The time has come for me to meditate and sleep. It’s late and I feel tired, though I laid in bed for most of the day. I’ll at least meditate, maybe I’ll get up again if I can’t sleep.

I wish you all a good day or night.

I love you. ❤

I love you

Today

Hey everyone.

I only slept for 6 hours, so I’m feeling a little tired. But I can’t be, I’m meeting my ex after lunch. We are going out for a walk and a cup of coffee.  I’m also meeting my friend before dinner but only briefly, for a cup of coffee. We were talking just now and everything went well. We’ll see.

I need to shower and clean my space. I have zero motivation. I have to do it anyway, there’s no escaping this.

I really don’t like when I don’t sleep enough and I have to take a shower. I get so tired during and after a shower. It’s such an uncomfortable feeling.

***********************************************

I slept 3 hours and woke up dead lol. I went for a walk and had coffee with my ex. It was great, he’s such a great guy. We play a lot with each other, it’s so fun. We still have lots of inside jokes. I feel so comfortable with him, it’s so nice.

After an hour with him, I was with my friend. It was very nice, too. He’s going through stuff and I want to be there for him, as long as he treats me right. When he doesn’t, I ignore him. I don’t think that I should reinforce his behavior. He needs to feel that I’m not okay with some of the things he says, from time to time. If we always got along this good, maybe I would date him. But it’s not always like this. I know that part of me wishes that things would always be this good but that is not realistic. I never really had him but I know I’m going to lose him again. That’s what my intuition tells me.

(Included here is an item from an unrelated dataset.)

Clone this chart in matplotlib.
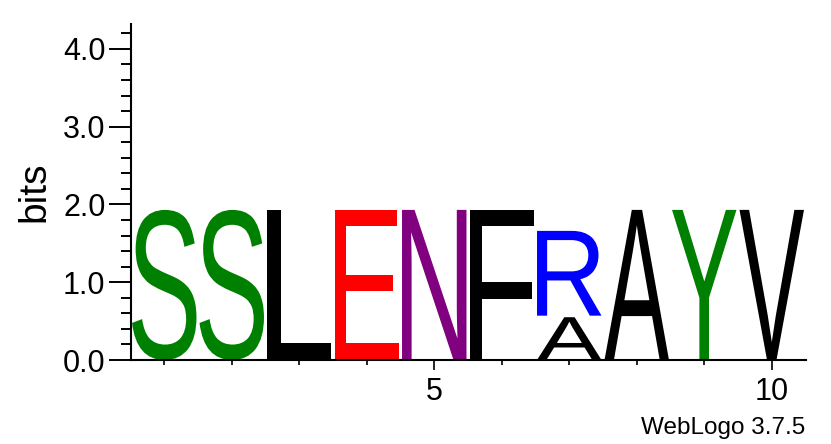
import matplotlib
matplotlib.use('Agg')
import matplotlib.pyplot as plt
from matplotlib.textpath import TextPath
from matplotlib.font_manager import FontProperties
from matplotlib.patches import PathPatch
from matplotlib.transforms import Affine2D
from matplotlib.ticker import FixedLocator, MultipleLocator

# ---- data ----
positions = [1, 2, 3, 4, 5, 6, 7, 8, 9, 10]
stack_letters = [['S'], ['S'], ['L'], ['E'], ['N'], ['F'], ['A', 'R'], ['A'], ['Y'], ['V']]
stack_heights = [[1.95], [1.95], [1.95], [1.95], [1.95], [1.95], [0.57, 1.11], [1.95], [1.95], [1.95]]
letter_colors = {'S': '#008000', 'Y': '#008000', 'L': 'black', 'F': 'black', 'A': 'black',
                 'V': 'black', 'E': '#ff0000', 'N': '#800080', 'R': '#0000ff'}
xtick_major = [5, 10]
xtick_labels = ['5', '10']
ytick_major = [0, 1, 2, 3, 4]
ytick_labels = ['0.0', '1.0', '2.0', '3.0', '4.0']
y_max = 4.32

plt.rcParams['font.family'] = ['Liberation Sans', 'DejaVu Sans']

fig = plt.figure(figsize=(8.31, 4.44), dpi=100)
ax = fig.add_axes([130.5 / 831, 84 / 444, 675 / 831, (360 - 24) / 444])

glyph_font = FontProperties(family='Liberation Sans')
letter_width = 0.955
gap = 0.02


def draw_letter(ch, xc, y0, h, color):
    tp = TextPath((0, 0), ch, size=1, prop=glyph_font)
    ext = tp.get_extents()
    gh = h - gap
    tr = (Affine2D().translate(-ext.x0, -ext.y0)
          .scale(letter_width / ext.width, gh / ext.height)
          .translate(xc - letter_width / 2, y0))
    ax.add_patch(PathPatch(tr.transform_path(tp), facecolor=color, edgecolor='none', lw=0))


for pos, letters, heights in zip(positions, stack_letters, stack_heights):
    y = 0.0
    for ch, h in zip(letters, heights):
        draw_letter(ch, pos, y, h, letter_colors[ch])
        y += h

ax.set_xlim(0.5, 10.5)
ax.set_ylim(0, y_max)

for s in ['top', 'right']:
    ax.spines[s].set_visible(False)
for s in ['left', 'bottom']:
    ax.spines[s].set_linewidth(1.5)
    ax.spines[s].set_color('black')

ax.xaxis.set_major_locator(FixedLocator(xtick_major))
ax.set_xticklabels(xtick_labels)
ax.xaxis.set_minor_locator(FixedLocator([p for p in positions if p not in xtick_major]))
ax.yaxis.set_major_locator(FixedLocator(ytick_major))
ax.set_yticklabels(ytick_labels)
ax.yaxis.set_minor_locator(MultipleLocator(0.2))

ax.tick_params(axis='y', which='major', direction='out', length=16, width=1.4,
               labelsize=22, pad=2)
ax.tick_params(axis='y', which='minor', direction='out', length=7.2, width=1.4)
ax.tick_params(axis='x', which='major', direction='out', length=7.2, width=1.2,
               labelsize=22, pad=5)
ax.tick_params(axis='x', which='minor', direction='out', length=3.6, width=1.2)

fig.text(34 / 831, 1 - 192 / 444, 'bits', rotation=90, ha='center', va='center', fontsize=28)
fig.text(805 / 831, 1 - 428 / 444, 'WebLogo 3.7.5', ha='right', va='center', fontsize=17.5)

fig.savefig('out.png', dpi=100)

My hair is really long, I should cut the ends. I can feel it on my lower back, if I pull my head back. It’s a nice feeling. Maybe I’ll let it grow more, like I used to have it as a teen. There’s always a part of me that thinks that I should have shorter hair because I’m over thirty. But another part of me thinks that I still look great and that I can still pull off long.

I’m going to meditate and try to sleep, as it is really late.